Data Mining for Tweet Sentiment Classification
Summary
The goal of this master thesis is to classify short Twitter messages with respect to their sentiment using data mining techniques. Twitter messages, or tweets, are limited to 140 characters. This limitation makes it more difficult for people to express their sentiment and as a consequence, the classification of the sentiment will be more difficult as well. The sentiment can refer to two different types: emotions and opinions. This research is solely focused on the sentiment of opinions. These opinions can be divided into three classes: positive, neutral and negative. The tweets are then classified with an algorithm to one of those three classes.

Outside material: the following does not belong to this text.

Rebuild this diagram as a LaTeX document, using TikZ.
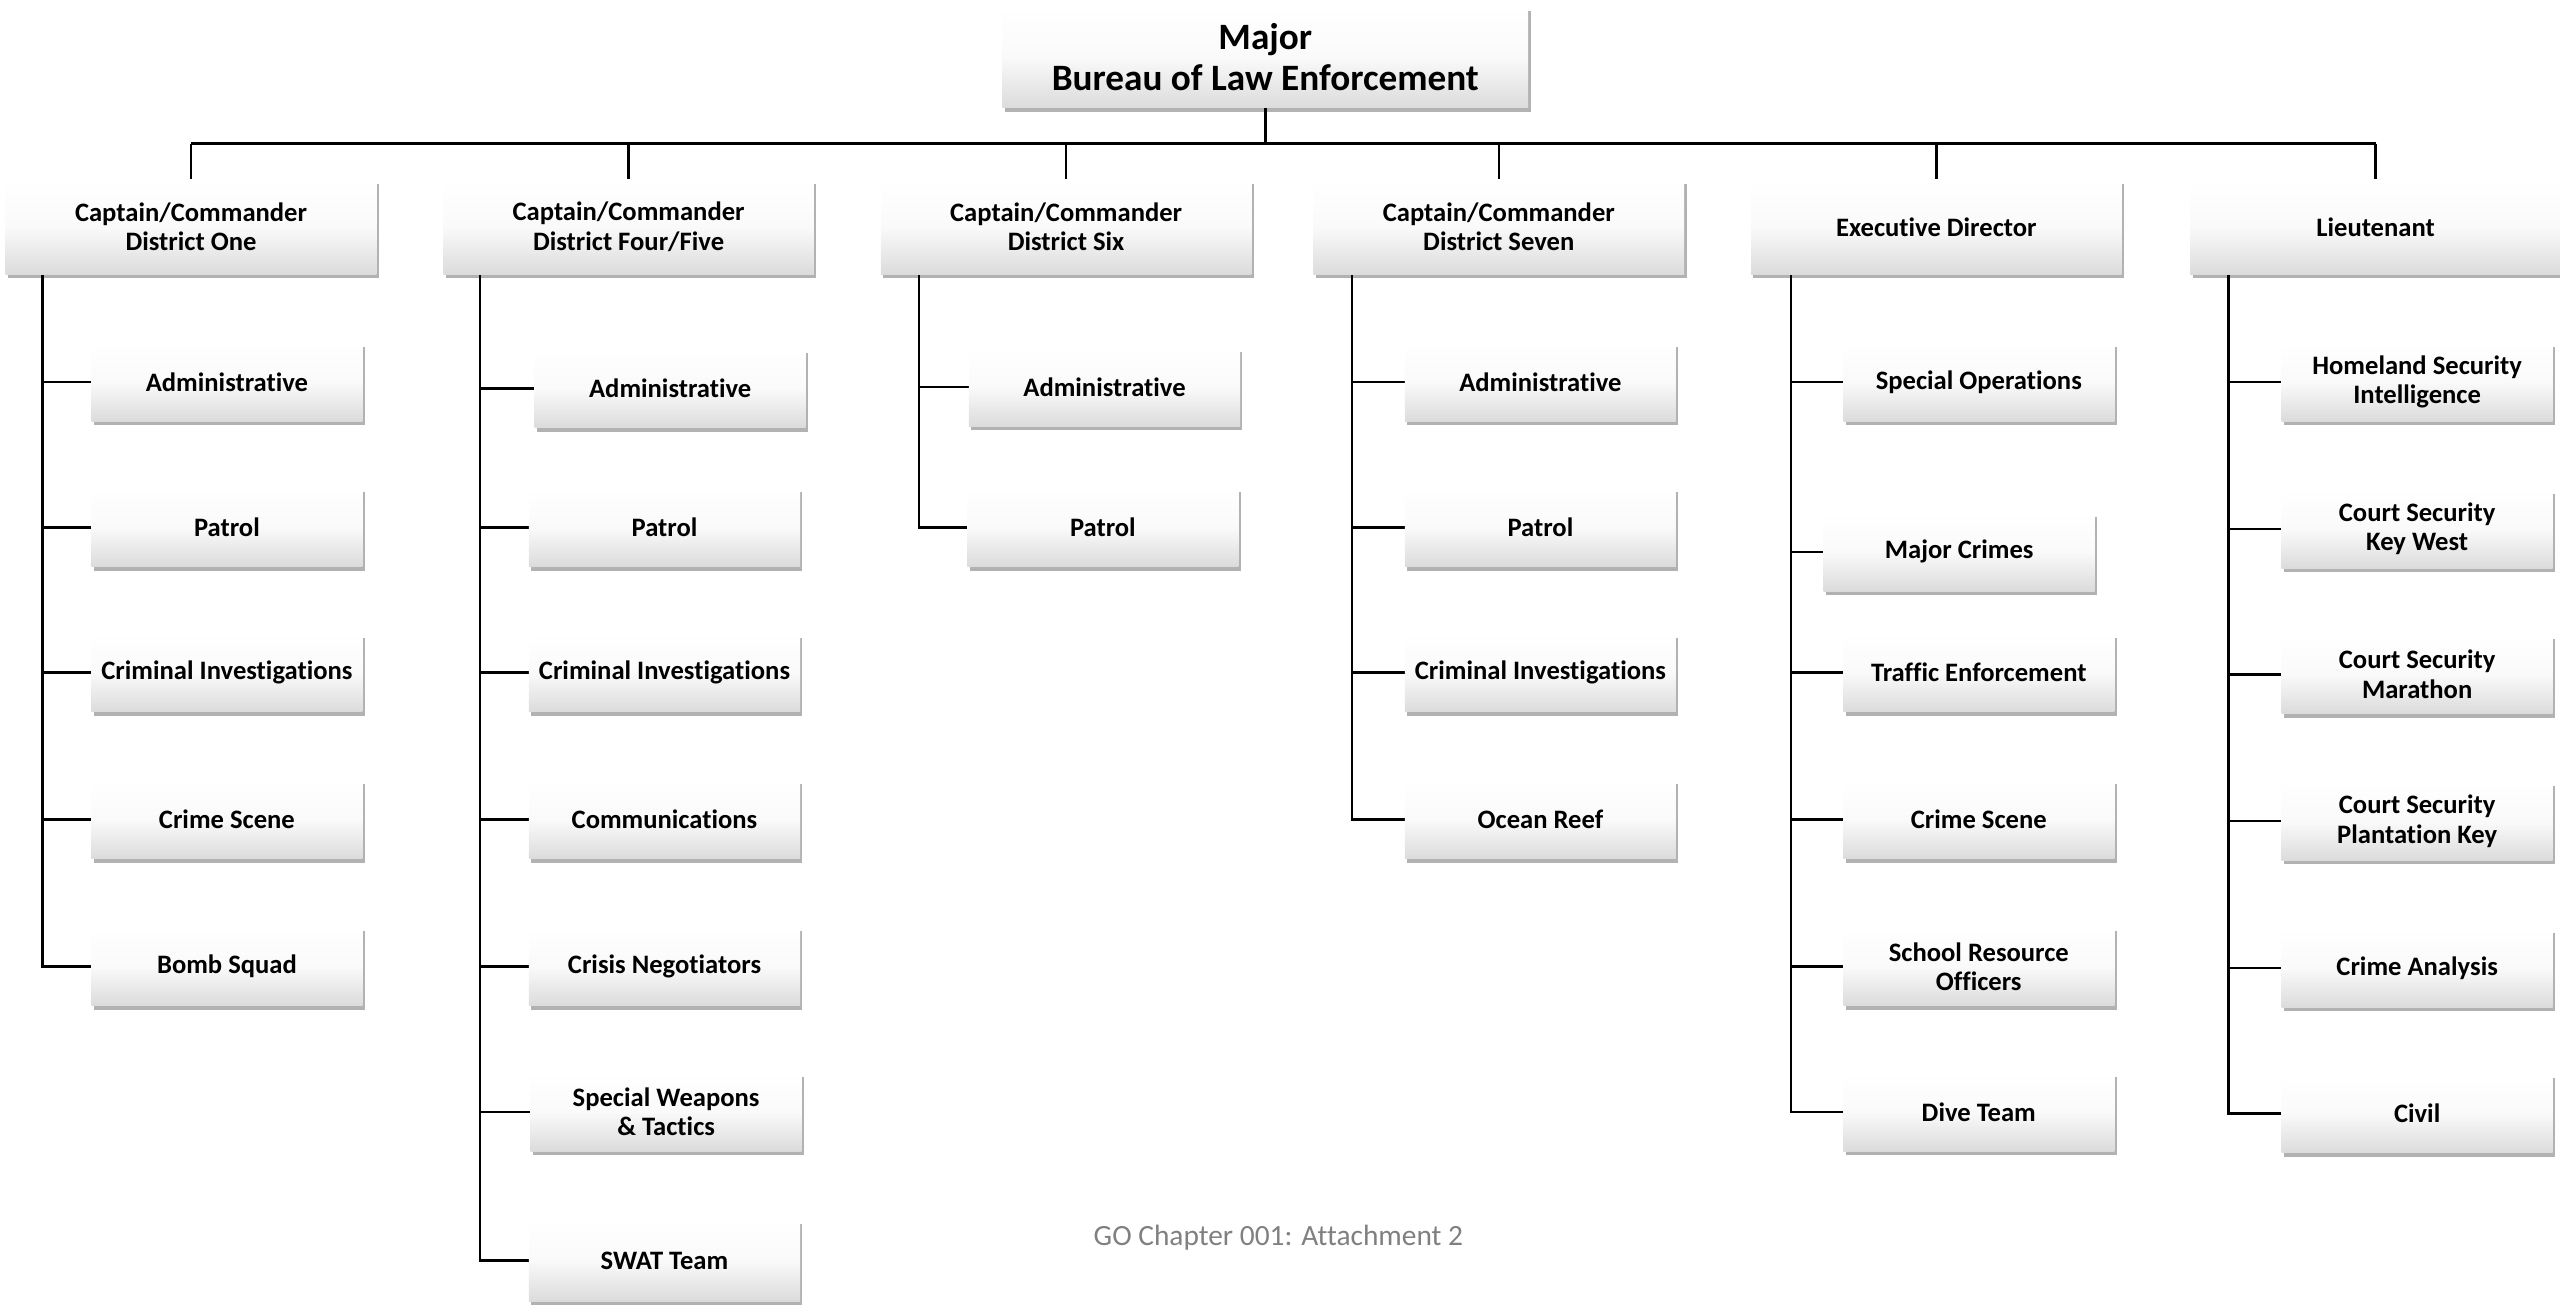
\documentclass[tikz,border=0pt]{standalone}
\usepackage{fontspec}
\setmainfont[Ligatures=NoCommon]{Carlito}
\usetikzlibrary{shadows,backgrounds}
\begin{document}
\begin{tikzpicture}[x=1pt,y=-1pt,
  box/.style={shape=rectangle, draw=none, top color=white, bottom color=black!14, middle color=black!2,
    drop shadow={shadow xshift=1.5pt, shadow yshift=-2.5pt, opacity=0.3, fill=black},
    align=center, inner sep=2pt, font=\fontsize{16.3}{18}\selectfont\bfseries},
  topbox/.style={box, minimum width=322pt, minimum height=62pt, font=\fontsize{22.8}{25}\selectfont\bfseries},
  lvl/.style={box, minimum width=227pt, minimum height=58pt},
  sub/.style={box, minimum width=166pt, minimum height=48pt},
  link/.style={line width=1.5pt, black}]
\useasboundingbox (0,0) rectangle (1568,799);

\node[topbox] (top) at (775,35) {Major\\Bureau of Law Enforcement};

\node[lvl] (c1) at (117,139) {Captain/Commander\\District One};
\node[lvl] (c2) at (385,139) {Captain/Commander\\District Four/Five};
\node[lvl] (c3) at (653,139) {Captain/Commander\\District Six};
\node[lvl] (c4) at (918,139) {Captain/Commander\\District Seven};
\node[lvl] (c5) at (1186,139) {Executive Director};
\node[lvl] (c6) at (1455,139) {Lieutenant};

% column 1
\node[sub] (a1) at (139,234) {Administrative};
\node[sub] (a2) at (139,323) {Patrol};
\node[sub] (a3) at (139,412) {Criminal Investigations};
\node[sub] (a4) at (139,502) {Crime Scene};
\node[sub] (a5) at (139,592) {Bomb Squad};
% column 2
\node[sub] (b1) at (410.5,238) {Administrative};
\node[sub] (b2) at (407,323) {Patrol};
\node[sub] (b3) at (407,412) {Criminal Investigations};
\node[sub] (b4) at (407,502) {Communications};
\node[sub] (b5) at (407,592) {Crisis Negotiators};
\node[sub] (b6) at (408,681) {Special Weapons\\\& Tactics};
\node[sub, minimum height=50pt] (b7) at (407,772) {SWAT Team};
% column 3
\node[sub] (d1) at (676.5,237) {Administrative};
\node[sub] (d2) at (675.5,323) {Patrol};
% column 4
\node[sub] (e1) at (943.5,234) {Administrative};
\node[sub] (e2) at (943.5,323) {Patrol};
\node[sub] (e3) at (943.5,412) {Criminal Investigations};
\node[sub] (e4) at (943.5,502) {Ocean Reef};
% column 5
\node[sub] (f1) at (1212,234) {Special Operations};
\node[sub] (f2) at (1200,338) {Major Crimes};
\node[sub] (f3) at (1212,412) {Traffic Enforcement};
\node[sub] (f4) at (1212,502) {Crime Scene};
\node[sub] (f5) at (1212,592) {School Resource\\Officers};
\node[sub] (f6) at (1212,681) {Dive Team};
% column 6
\node[sub] (g1) at (1480.5,234) {Homeland Security\\Intelligence};
\node[sub] (g2) at (1480.5,324) {Court Security\\Key West};
\node[sub] (g3) at (1480.5,413) {Court Security\\Marathon};
\node[sub] (g4) at (1480.5,503) {Court Security\\Plantation Key};
\node[sub] (g5) at (1480.5,593) {Crime Analysis};
\node[sub] (g6) at (1480.5,682) {Civil};

\node[font=\fontsize{18}{20}\selectfont, text=black!50] (foot) at (783,758) {GO Chapter 001: Attachment 2};

\begin{pgfonlayer}{background}
\coordinate (bus) at (775,88);
\draw[link] (top.south) -- (top.south |- bus);
\draw[link] (c1.north |- bus) -- (c6.north |- bus);
\foreach \c in {c1,c2,c3,c4,c5,c6} \draw[link] (\c.north |- bus) -- (\c.north);

\coordinate (s1) at (26,168);
\coordinate (s2) at (294,168);
\coordinate (s3) at (563,168);
\coordinate (s4) at (828,168);
\coordinate (s5) at (1097,168);
\coordinate (s6) at (1365,168);
\foreach \n in {a1,a2,a3,a4,a5} \draw[link] (s1) |- (\n.west);
\foreach \n in {b1,b2,b3,b4,b5,b6,b7} \draw[link] (s2) |- (\n.west);
\foreach \n in {d1,d2} \draw[link] (s3) |- (\n.west);
\foreach \n in {e1,e2,e3,e4} \draw[link] (s4) |- (\n.west);
\foreach \n in {f1,f2,f3,f4,f5,f6} \draw[link] (s5) |- (\n.west);
\foreach \n in {g1,g2,g3,g4,g5,g6} \draw[link] (s6) |- (\n.west);
\end{pgfonlayer}
\end{tikzpicture}
\end{document}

Known supervised learning algorithms as support vector machines and naive Bayes are used to create a prediction model. Before the prediction model can be created, the data has to be pre-processed from text to a fixed-length feature vector. The features consist of sentiment-words and frequently occurring words that are predictive for the sentiment. The learned model is then applied to a test set to validate the model.
The data that is considered in this research is based on two datasets, one from Sananalytics and a self-built Twitter dataset.
When the models are applied and tested in-sample the results were quite acceptable. However out-of-sample, with cross-validation the results were disappointing. The sparsity in the dataset seems to cause the issue that the features in the training set does not cover the data in the test set well.